These photographs were taken of Jean Shrimpton in the centre of New York, by David Bailey. He captures an unnatural, uncomfortable look, which is shown through the straight shapes in her posture. Perhaps, this was because the city came across as hostile to her, and not what she was used to, being brought up on a farm in Buckinghamshire. But, I think that this timid look comes across as successful, as it makes the model come across as mysterious, and feminine.
Shoot 5 - These photographs were a development from my previous shoot. However, with this shoot I wanted my model, Michaela, to show vulnerability in the ‘big, adult world’. She looks uncomfortable in this city setting, and this could show how man made locations can make people feel uneasy. I understand that the sixth photograph is slightly blurry, but I like the story it tells, as her shadow being darker, in comparison to herself almost reveals her true feelings to her location which are, undoubtedly negative.
Shoot 5 contact print
I edited my shoot 4 photographs, using the HDR Toning tool.

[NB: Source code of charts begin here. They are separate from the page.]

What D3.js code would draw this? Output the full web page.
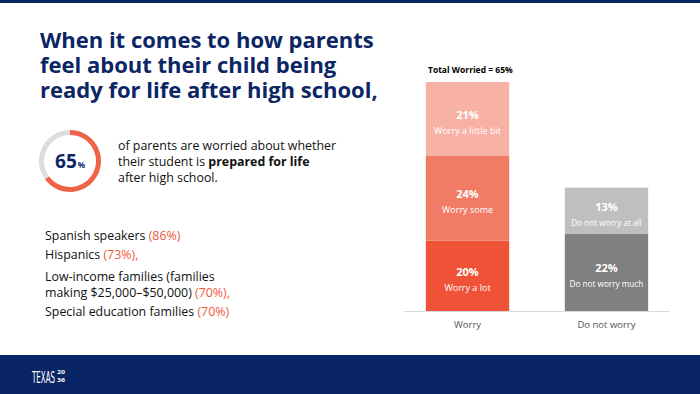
<!DOCTYPE html>
<html>
<head>
  <meta charset="utf-8">
  <title>Parents worried about life after high school</title>
  <style>
    body { margin: 0; background: #fff; }
    svg { display: block; font-family: "Open Sans", "Noto Sans", sans-serif; }
  </style>
</head>
<body>
  <svg id="chart"></svg>
  <script src="https://d3js.org/d3.v7.min.js"></script>
  <script>
    // data
    const categories = ["Worry", "Do not worry"];
    const worryLabels = ["Worry a lot", "Worry some", "Worry a little bit"];
    const worryValues = [20, 24, 21];
    const noWorryLabels = ["Do not worry much", "Do not worry at all"];
    const noWorryValues = [22, 13];
    const totalWorried = 65;
    const groupNames = ["Spanish speakers", "Hispanics", "Low-income families (families", "Special education families"];
    const groupValues = [86, 73, 70, 70];

    const width = 700, height = 394;
    const navy = "#0b2565";
    const svg = d3.select("#chart").attr("width", width).attr("height", height);

    // top stripe + footer band
    svg.append("rect").attr("x", 0).attr("y", 0).attr("width", width).attr("height", 3).attr("fill", navy);
    svg.append("rect").attr("x", 0).attr("y", 355).attr("width", width).attr("height", 39).attr("fill", "#0a2566");
    svg.append("text").attr("x", 32).attr("y", 383).attr("fill", "#fff")
      .style("font-family", "'DejaVu Sans Condensed', 'Liberation Sans Narrow', sans-serif")
      .style("font-size", "15px").attr("textLength", 23).attr("lengthAdjust", "spacingAndGlyphs")
      .text("TEXAS");
    // little stacked "20 / 36" mark
    const mark = svg.append("text").attr("fill", "#fff").style("font-size", "6px").style("font-weight", "bold");
    mark.append("tspan").attr("x", 57).attr("y", 374).attr("textLength", 8).attr("lengthAdjust", "spacingAndGlyphs").text("20");
    mark.append("tspan").attr("x", 57).attr("y", 382).attr("textLength", 8).attr("lengthAdjust", "spacingAndGlyphs").text("36");

    // title
    const title = ["When it comes to how parents", "feel about their child being", "ready for life after high school,"];
    const titleText = svg.append("text").attr("fill", navy).style("font-size", "22px").style("font-weight", "bold");
    titleText.selectAll("tspan").data(title).join("tspan")
      .attr("x", 40).attr("y", (d, i) => 48 + i * 25)
      .text(d => d);

    // donut
    const donut = svg.append("g").attr("transform", "translate(70,161)");
    const pie = d3.pie().sort(null).value(d => d);
    const arc = d3.arc().innerRadius(26).outerRadius(31);
    donut.selectAll("path").data(pie([totalWorried, 100 - totalWorried])).join("path")
      .attr("d", arc).attr("fill", (d, i) => i === 0 ? "#ef6448" : "#dddddd");
    const big = donut.append("text").attr("text-anchor", "middle").attr("y", 7).attr("fill", navy);
    big.append("tspan").style("font-size", "19px").style("font-weight", "bold").text(totalWorried);
    big.append("tspan").style("font-size", "8px").style("font-weight", "bold").attr("dx", 1).text("%");

    const desc = svg.append("text").attr("fill", "#111").style("font-size", "12.4px");
    desc.append("tspan").attr("x", 118).attr("y", 150).text("of parents are worried about whether");
    desc.append("tspan").attr("x", 118).attr("y", 166).text("their student is ");
    desc.append("tspan").style("font-weight", "bold").text("prepared for life");
    desc.append("tspan").attr("x", 118).attr("y", 182).text("after high school.");

    // groups list
    const list = svg.append("g").style("font-size", "12.4px").attr("fill", "#111");
    const rows = [
      { y: 240, name: groupNames[0], val: groupValues[0], tail: "" },
      { y: 259, name: groupNames[1], val: groupValues[1], tail: "," },
      { y: 297, name: "making $25,000\u2013$50,000)", val: groupValues[2], tail: "," },
      { y: 316, name: groupNames[3], val: groupValues[3], tail: "" }
    ];
    list.append("text").attr("x", 45).attr("y", 281).text(groupNames[2]);
    rows.forEach(r => {
      const t = list.append("text").attr("x", 45).attr("y", r.y);
      t.append("tspan").text(r.name + " ");
      t.append("tspan").attr("fill", "#ef5a3c").text("(" + r.val + "%)" + r.tail);
    });

    // stacked bars
    const x = d3.scaleBand().domain(categories).range([405, 669]).paddingInner(0.4).paddingOuter(0.15);
    const y = d3.scaleLinear().domain([0, totalWorried]).range([311, 82]);

    const stacks = [
      { cat: categories[0], labels: worryLabels, values: worryValues, colors: ["#f05237", "#f27b66", "#f7b2a5"] },
      { cat: categories[1], labels: noWorryLabels, values: noWorryValues, colors: ["#808080", "#bfbfbf"] }
    ];
    const bars = svg.append("g");
    stacks.forEach(s => {
      let acc = 0;
      s.values.forEach((v, i) => {
        const y0 = acc, y1 = acc + v;
        acc = y1;
        const cx = x(s.cat) + x.bandwidth() / 2;
        const mid = (y(y0) + y(y1)) / 2;
        bars.append("rect").attr("x", x(s.cat)).attr("width", x.bandwidth())
          .attr("y", y(y1)).attr("height", y(y0) - y(y1)).attr("fill", s.colors[i]);
        bars.append("text").attr("x", cx).attr("y", mid).attr("text-anchor", "middle")
          .attr("fill", "#fff").style("font-size", "11px").style("font-weight", "bold").text(v + "%");
        bars.append("text").attr("x", cx).attr("y", mid + 15).attr("text-anchor", "middle")
          .attr("fill", "#fff").style("font-size", s.cat === categories[0] ? "9px" : "8.2px").text(s.labels[i]);
      });
    });

    // baseline + category labels
    svg.append("line").attr("x1", 404).attr("x2", 669).attr("y1", 311.5).attr("y2", 311.5)
      .attr("stroke", "#d9d9d9").attr("stroke-width", 1);
    svg.append("g").selectAll("text").data(categories).join("text")
      .attr("x", d => x(d) + x.bandwidth() / 2).attr("y", 328).attr("text-anchor", "middle")
      .attr("fill", "#555").style("font-size", "9.5px").text(d => d);

    svg.append("text").attr("x", 428).attr("y", 73).attr("fill", "#000")
      .style("font-size", "8.5px").style("font-weight", "bold").text("Total Worried = " + totalWorried + "%");
  </script>
</body>
</html>
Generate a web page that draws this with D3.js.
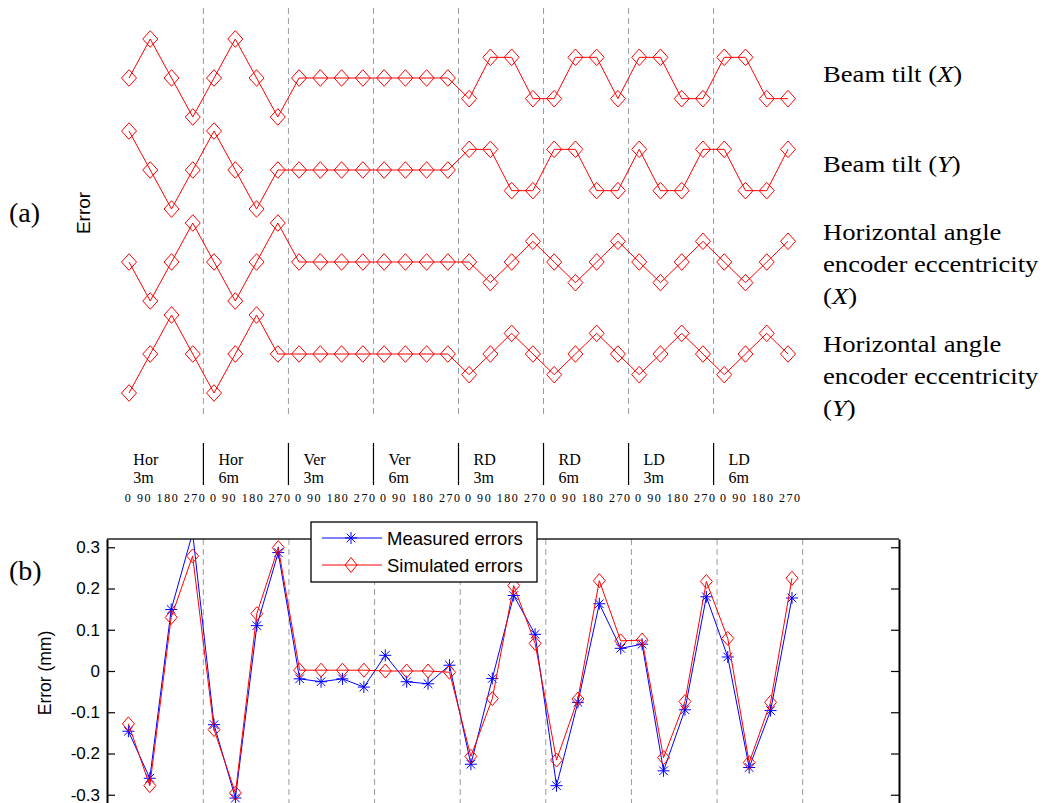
<!DOCTYPE html>
<html>
<head>
<meta charset="utf-8">
<script src="https://cdn.jsdelivr.net/npm/d3@7"></script>
<style>
  body { margin: 0; background: #fff; }
  svg { display: block; }
</style>
</head>
<body>
<div id="chart"></div>
<script>

// ---- data ----

// measurement set-ups (8 groups x 4 face angles)
const setups    = ["Hor", "Hor", "Ver", "Ver", "RD", "RD", "LD", "LD"];
const distances = ["3m", "6m", "3m", "6m", "3m", "6m", "3m", "6m"];
const angles    = ["0", "90", "180", "270"];

// (a) error signatures, relative units (+1 = full swing up)
const beamTiltX = [
  0, 1, 0, -1,   0, 1, 0, -1,
  0, 0, 0, 0,    0, 0, 0, 0,
  -0.53, 0.53, 0.53, -0.53,   -0.53, 0.53, 0.53, -0.53,
  0.53, 0.53, -0.53, -0.53,   0.53, 0.53, -0.53, -0.53
];
const beamTiltY = [
  1, 0, -1, 0,   1, 0, -1, 0,
  0, 0, 0, 0,    0, 0, 0, 0,
  0.53, 0.53, -0.53, -0.53,   0.53, 0.53, -0.53, -0.53,
  0.53, -0.53, -0.53, 0.53,   0.53, -0.53, -0.53, 0.53
];
const eccentricityX = [
  0, -1, 0, 1,   0, -1, 0, 1,
  0, 0, 0, 0,    0, 0, 0, 0,
  0, -0.53, 0, 0.53,   0, -0.53, 0, 0.53,
  0, -0.53, 0, 0.53,   0, -0.53, 0, 0.53
];
const eccentricityY = [
  -1, 0, 1, 0,   -1, 0, 1, 0,
  0, 0, 0, 0,    0, 0, 0, 0,
  -0.53, 0, 0.53, 0,   -0.53, 0, 0.53, 0,
  -0.53, 0, 0.53, 0,   -0.53, 0, 0.53, 0
];

// row labels, *...* = italic
const componentLabels = [
  ["Beam tilt (*X*)"],
  ["Beam tilt (*Y*)"],
  ["Horizontal angle", "encoder eccentricity", "(*X*)"],
  ["Horizontal angle", "encoder eccentricity", "(*Y*)"]
];

// (b) errors in mm
const measured = [
  -0.146, -0.260, 0.149, 0.335,   -0.130, -0.308, 0.110, 0.287,
  -0.019, -0.026, -0.019, -0.039,   0.038, -0.026, -0.031, 0.014,
  -0.226, -0.018, 0.183, 0.089,   -0.278, -0.076, 0.163, 0.055,
  0.065, -0.242, -0.094, 0.180,   0.034, -0.234, -0.096, 0.177
];
const simulated = [
  -0.128, -0.278, 0.130, 0.279,   -0.142, -0.296, 0.139, 0.299,
  0.002, 0.002, 0.002, 0.002,   0.000, 0.000, 0.000, -0.003,
  -0.207, -0.067, 0.207, 0.067,   -0.216, -0.068, 0.219, 0.073,
  0.075, -0.210, -0.074, 0.217,   0.079, -0.222, -0.076, 0.225
];
const seriesNames = ["Measured errors", "Simulated errors"];
const yTicks = [-0.3, -0.2, -0.1, 0, 0.1, 0.2, 0.3];


// ---- drawing ----

const W = 1047, H = 803;
const SERIF = "'Liberation Serif', 'Times New Roman', serif";
const SANS  = "'Liberation Sans', Arial, sans-serif";
const RED = "#ff0000", BLUE = "#0000ff", GRID = "#9a9a9a";

const svg = d3.select("#chart").append("svg")
  .attr("width", W)
  .attr("height", H);

svg.append("rect").attr("width", W).attr("height", H).attr("fill", "#fff");

function diamond(hw, hh) {
  return `M0,${-hh}L${hw},0L0,${hh}L${-hw},0Z`;
}
const star = "M-6,0H6M0,-6V6M-4.3,-4.3L4.3,4.3M-4.3,4.3L4.3,-4.3";

// group boundaries sit halfway between angle 270 and the next 0
const boundaries = d3.range(1, setups.length + 1).map(k => 4 * k + 0.5);


// ======== (a) ========
function drawTop() {
  const x = d3.scaleLinear().domain([1, 32]).range([129, 788]);
  const rowY = d3.scalePoint().domain(d3.range(4)).range([78, 354]);
  const y = d3.scaleLinear().domain([-1, 1]).range([39, -39]);

  const g = svg.append("g");

  // dashed separators
  g.selectAll("line.sep")
    .data(boundaries.slice(0, -1))
    .join("line")
    .attr("class", "sep")
    .attr("x1", d => x(d)).attr("x2", d => x(d))
    .attr("y1", 8).attr("y2", 417)
    .attr("stroke", GRID)
    .attr("stroke-width", 1)
    .attr("stroke-dasharray", "6,4");

  const line = d3.line()
    .x((d, i) => x(i + 1))
    .y(d => y(d));

  const rows = [beamTiltX, beamTiltY, eccentricityX, eccentricityY];

  rows.forEach((vals, r) => {
    const rg = g.append("g").attr("transform", `translate(0,${rowY(r)})`);

    rg.append("path")
      .datum(vals)
      .attr("fill", "none")
      .attr("stroke", RED)
      .attr("stroke-width", 1)
      .attr("d", line);

    rg.selectAll("path.mk")
      .data(vals)
      .join("path")
      .attr("class", "mk")
      .attr("transform", (d, i) => `translate(${x(i + 1)},${y(d)})`)
      .attr("d", diamond(7.5, 8.3))
      .attr("fill", "none")
      .attr("stroke", RED)
      .attr("stroke-width", 1);
  });

  // right-hand labels
  const labelTop = [82, 172, 240, 352];
  componentLabels.forEach((lines, r) => {
    lines.forEach((txt, k) => {
      const t = g.append("text")
        .attr("transform", `translate(823,${labelTop[r] + k * 32}) scale(1.16,1)`)
        .attr("font-family", SERIF)
        .attr("font-size", 23)
        .attr("fill", "#000");
      txt.split("*").forEach((part, j) => {
        if (!part) return;
        t.append("tspan")
          .attr("font-style", j % 2 ? "italic" : "normal")
          .text(part);
      });
    });
  });

  // panel tag + y label
  g.append("text")
    .attr("x", 9).attr("y", 222)
    .attr("font-family", SERIF).attr("font-size", 28)
    .text("(a)");

  g.append("text")
    .attr("transform", "translate(83,213) rotate(-90)")
    .attr("text-anchor", "middle")
    .attr("dominant-baseline", "central")
    .attr("font-family", SANS).attr("font-size", 19)
    .text("Error");

  // set-up labels under the panel
  const lab = g.append("g");
  setups.forEach((s, i) => {
    const x0 = x(4 * i + 0.5);
    lab.append("text")
      .attr("x", x0 + 15).attr("y", 465)
      .attr("font-family", SERIF).attr("font-size", 16)
      .text(s);
    lab.append("text")
      .attr("x", x0 + 15).attr("y", 483)
      .attr("font-family", SERIF).attr("font-size", 16)
      .text(distances[i]);
    lab.append("text")
      .attr("x", x0 + 6.5).attr("y", 502)
      .attr("font-family", SERIF).attr("font-size", 12)
      .attr("textLength", 80)
      .attr("lengthAdjust", "spacing")
      .text(angles.join(" "));
  });

  lab.selectAll("line")
    .data(boundaries.slice(0, -1))
    .join("line")
    .attr("x1", d => x(d)).attr("x2", d => x(d))
    .attr("y1", 443).attr("y2", 485)
    .attr("stroke", "#000")
    .attr("stroke-width", 1.2);
}


// ======== (b) ========
function drawBottom() {
  const left = 107, right = 899, top = 539, bottom = 803;
  const x = d3.scaleLinear().domain([0, 37]).range([left, right]);
  const y = d3.scaleLinear().domain([-0.32, 0.32]).range([bottom, top]);

  const g = svg.append("g");

  g.append("clipPath").attr("id", "plotClip")
    .append("rect")
    .attr("x", left).attr("y", top)
    .attr("width", right - left).attr("height", bottom - top);

  // dashed separators
  g.selectAll("line.sep")
    .data(boundaries)
    .join("line")
    .attr("class", "sep")
    .attr("x1", d => x(d)).attr("x2", d => x(d))
    .attr("y1", top).attr("y2", bottom)
    .attr("stroke", GRID)
    .attr("stroke-width", 1)
    .attr("stroke-dasharray", "6,4");

  const line = d3.line()
    .x((d, i) => x(i + 1))
    .y(d => y(d));

  const plot = g.append("g").attr("clip-path", "url(#plotClip)");

  // measured: blue stars
  plot.append("path")
    .datum(measured)
    .attr("fill", "none")
    .attr("stroke", BLUE)
    .attr("stroke-width", 1)
    .attr("d", line);

  plot.selectAll("path.star")
    .data(measured)
    .join("path")
    .attr("class", "star")
    .attr("transform", (d, i) => `translate(${x(i + 1)},${y(d)})`)
    .attr("d", star)
    .attr("fill", "none")
    .attr("stroke", BLUE)
    .attr("stroke-width", 1);

  // simulated: red diamonds
  plot.append("path")
    .datum(simulated)
    .attr("fill", "none")
    .attr("stroke", RED)
    .attr("stroke-width", 1)
    .attr("d", line);

  plot.selectAll("path.dia")
    .data(simulated)
    .join("path")
    .attr("class", "dia")
    .attr("transform", (d, i) => `translate(${x(i + 1)},${y(d)})`)
    .attr("d", diamond(6, 7))
    .attr("fill", "none")
    .attr("stroke", RED)
    .attr("stroke-width", 1);

  // axes box (MATLAB style, ticks inward)
  const fmt = v => v === 0 ? "0" : v.toFixed(1);

  const ax = g.append("g")
    .attr("transform", `translate(${left},0)`)
    .call(d3.axisLeft(y).tickValues(yTicks).tickSize(-8).tickSizeOuter(0)
      .tickPadding(7).tickFormat(fmt));
  ax.select(".domain").attr("stroke", "#000").attr("stroke-width", 2);
  ax.selectAll(".tick line").attr("stroke", "#000").attr("stroke-width", 1.2);
  ax.selectAll(".tick text")
    .attr("font-family", SANS).attr("font-size", 17).attr("fill", "#000");

  const axR = g.append("g")
    .attr("transform", `translate(${right},0)`)
    .call(d3.axisRight(y).tickValues(yTicks).tickSize(-8).tickSizeOuter(0)
      .tickFormat(""));
  axR.select(".domain").attr("stroke", "#000").attr("stroke-width", 2);
  axR.selectAll(".tick line").attr("stroke", "#000").attr("stroke-width", 1.2);

  g.append("line")
    .attr("x1", left).attr("x2", right)
    .attr("y1", top).attr("y2", top)
    .attr("stroke", "#222")
    .attr("stroke-width", 1.4);

  g.append("text")
    .attr("x", 9).attr("y", 580)
    .attr("font-family", SERIF).attr("font-size", 28)
    .text("(b)");

  g.append("text")
    .attr("transform", "translate(45,673) rotate(-90)")
    .attr("text-anchor", "middle")
    .attr("dominant-baseline", "central")
    .attr("font-family", SANS).attr("font-size", 17.5)
    .text("Error (mm)");

  // legend
  const leg = g.append("g");
  leg.append("rect")
    .attr("x", 311).attr("y", 522)
    .attr("width", 226).attr("height", 60)
    .attr("fill", "#fff")
    .attr("stroke", "#000")
    .attr("stroke-width", 1.3);

  const legRows = [
    { name: seriesNames[0], color: BLUE, mark: star },
    { name: seriesNames[1], color: RED,  mark: diamond(6, 7.5) }
  ];
  legRows.forEach((d, i) => {
    const ly = 538 + i * 27;
    leg.append("line")
      .attr("x1", 322).attr("x2", 382)
      .attr("y1", ly).attr("y2", ly)
      .attr("stroke", d.color).attr("stroke-width", 1);
    leg.append("path")
      .attr("transform", `translate(351,${ly})`)
      .attr("d", d.mark)
      .attr("fill", "none")
      .attr("stroke", d.color).attr("stroke-width", 1);
    leg.append("text")
      .attr("x", 387).attr("y", ly)
      .attr("dominant-baseline", "central")
      .attr("font-family", SANS).attr("font-size", 18.5)
      .text(d.name);
  });
}

drawTop();
drawBottom();
</script>
</body>
</html>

Shoot 4 - These photographs were taken primarily to experiment with the over head projector and the collision with the city and an individual, with the main focusing being on their shadow. I found that the photographs where the model’s body is turned to the side, revealing her facial features clearly within the shadow are thereby more effective.
Shoot 4 contact print
These photographs were taken by Paolo Roversi, featuring Lara Stone, for Italian Vogue magazine. He played with shadow and light, creating an enchanted look with an angel, demon, mushroom and other fantasy-like background shadows to help portray this theme. I think that the shadows are a great addition to these fashion photographs as they suggest that the photographs have a fairytale theme, the photograph with the shadow of the wolf in particular is like a scene from the fairytale ‘Little Red Riding Hood’.
I want to experiment with this technique but I think I will dress my model in clothing that stands out more by using bold, coloured, and patterned clothing in order to create more of a contrast from the background to the model.
To create the angel-like images I wanted to portray I decreased the detail, and played around with the highlights and exposure using the HDR Toning feature in Photoshop to make the photographs lighter and softer in appearance.
I edited these photographs on Photoshop with the intention of making them look ‘angel-like’ as development from the photograph I researched which was more dark and Gothic in appearance. To create the two shadows, I turned on a second light, and then played around with the brightness and position of the lights before hand, in order to create the symmetric images I wanted to achieve.
Horst P Horst inspired photographs: Due to lack of equipment, instead of using a hat as the prop I used an umbrella. I increased the contrast and decreased the brightness slightly to create a similar look. However, I didn’t over-exaggerate this move as I didn’t want to remove the images’ detail to maintain a more modernised 2013 look.
Shoot 3 contact print
Shadow photograph taken in a studio by Horst P Horst.
In the next part of my project I want to explore how to create shadows in a portraiture shoot, and then try it out for myself. I would do this in the studio by dressing my model in the same glamorous way as Horst as I like the elegance that bursts through the photo’s. However, even though I do want to create similar images to Horst first, I do also want to experiment and have my own interpretation on some of these photographs.
Top photograph: This photo was taken on a grey day. Cloud coverage tends to diffuse natural light and can often provide adequate lighting for subjects that may need a paler or darker natural light - In my case it is a darker natural light.
Middle left photograph: This photo was taken with a window directly in front of the face. But because it was taken on a dark, gloomy day not a lot of natural light was shining through the window. Even so it still creates a decent soft looking photograph with just the right amount of natural light without it looking over exposed or too harsh, which could have been the outcome if it was sunny.
Middle right photograph: This photograph was taken where there was a window behind the model. Personally, this isn’t my favourite photo that I experimented with because I think that it is too bright overall. In some ways though I like that the background is very bright and makes the model’s face stand out and this is something I could consider doing in future shoots.
Bottom photograph: This photograph was taken where there are windows on both sides, creating a sharp yet soft image with the correct exposure. This proves that this location in my house is the best place to take a photograph and therefore I know I can use this spot again.
Shoot 2 contact print
I did some research online to understand how to use ‘natural’ lighting in the home, and to light portraits. I wanted to experiment this for myself. My second shoot was then inspired by this finding.